Companies stuck in asbestos litigation suddenly saw inexplicably heavy trading and a rise in share price on Nov. 15, 2005. The next day, then-Senate Majority Leader Bill Frist announced a breakthrough on a bill to create a government-backed fund to settle asbestos cases. It turned out that political intelligence firms benefitted from a leak in Frist’s office, Business Week reported the following month.
Capitol Day Trader
Then there was a staffer who day traded from his desk on Capitol Hill. As a top aide to then-House Republican Leader Tom DeLay, Tony Rudy made some 500 trades on his House computer in 1999 and 2000, and profitably so, the Wall Street Journal and Washington Post reported.
He got into trouble with the law but not for that. Rudy pleaded guilty in 2006 to a corruption conspiracy, not insider trading.
U.S. senators, representatives and congressional staffers routinely attend high level, closed briefings or engage in conversations where secrets are disclosed that might send shares climbing or slumping if widely known.
That access lets them buy low and sell high based on material, non-public information, and they can do it without concern that their remarkable prescience will alert federal investigators of possible wrong doing.
“This is an area in which the public is quite justifiably suspicious about dual standards,” says Representative Brian Baird, a Democrat from Washington state.
Along with New York Democrat Louise Slaughter, Baird has been trying to apply insider trading law to Congress through the Stop Trading on Congressional Knowledge bill.
Until 1995, Congress exempted itself from labor, civil rights and safety laws. But with the Congressional Accountability Act that year, members finally applied to themselves many of the same statutes they enacted for other employers. The hypocrisy of punishing others for doing that which they could do with impunity finally caught up with them.
More or less. They still cut themselves more breaks in the law than private employers have. But at least congressional employees have some protection against job bias, sexual harassment, unfair labor practices and hazardous work space, whereas they used to have none.
But when it comes to forbidding members of Congress from using access to secrets for financial enrichment, Slaughter and Baird have gotten nowhere on their bill. Now Baird’s retiring.
He says Congress could solve the problem without a new law or a repeal of an old one.
“It’s not that we have laws protecting us,” Baird says. “We don’t have laws applying it to us.”
All it would take is a change in ethics rules, which now generally forbid conflicts of interest and using official influence for personal gain.

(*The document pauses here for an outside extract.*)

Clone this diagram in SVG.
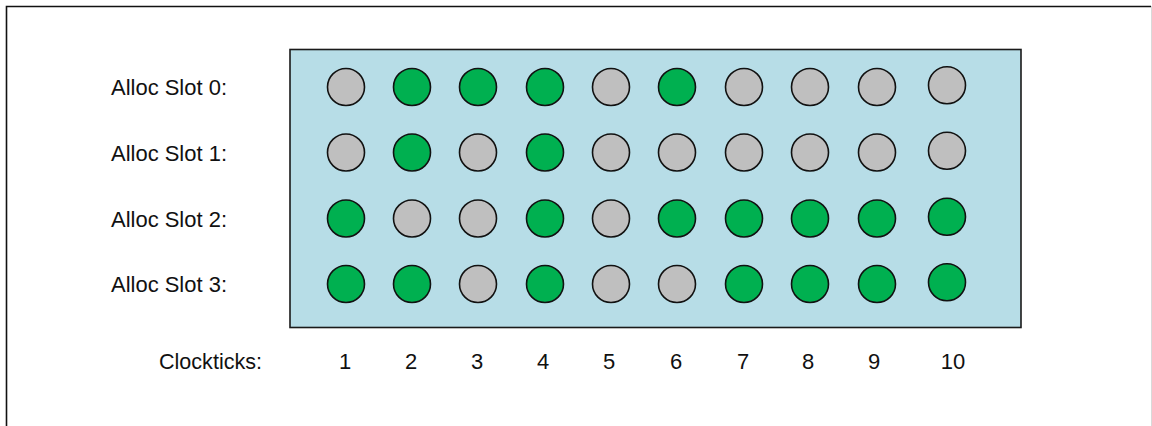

When Congress opens its next session in January, the majority party in each chamber could amend the rules to make it explicitly clear that members and their staff can’t trade on secrets that their jobs make available to them or give others that information.
What Companies Do
Baird says members and their aides should be made to do what employees at every major corporation in America must do when they take the job. They read the employer’s rules that specifically forbid trading on non-public information or tipping others. They are warned against conflicts of interest. They get training on it, and they must confirm in writing that they have read the rules and agree to be bound by them.

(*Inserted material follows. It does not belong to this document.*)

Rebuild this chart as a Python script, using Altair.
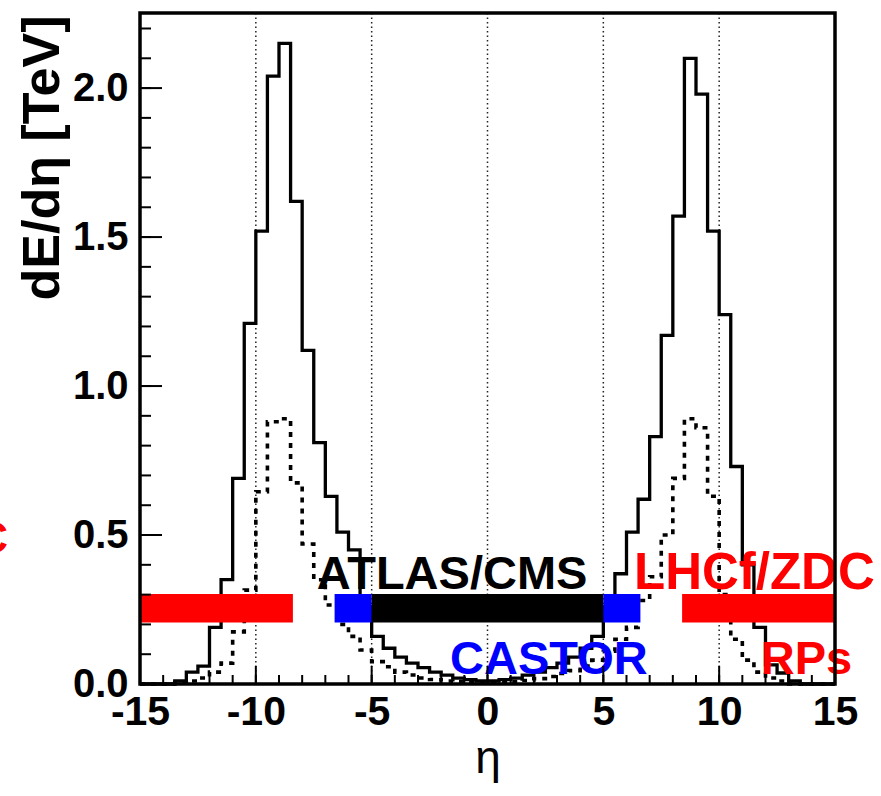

“Absent that, and given that members of Congress are not corporate insiders,” Baird says, “there is not a clear cut basis for prosecuting insider trading” on Capitol Hill.
With that, and by requiring ongoing instead of annual disclosure of trades, investigators and prosecutors would have the tools they need, Baird says.
Congress should be ashamed of itself for not passing a law forbidding conduct that is criminal if anyone else does it. Why not assure voters that the people they put in Congress aren’t putting their portfolios ahead of solid public policy?
The idea of using an ethics rule to get around congressional hypocrisy should embarrass each senator and representative unwilling to do the job with a straight-up statute.
But if that’s what it takes to get it done, so be it.
Just get it done.
(Ann Woolner is a Bloomberg News columnist. The opinions expressed are her own.)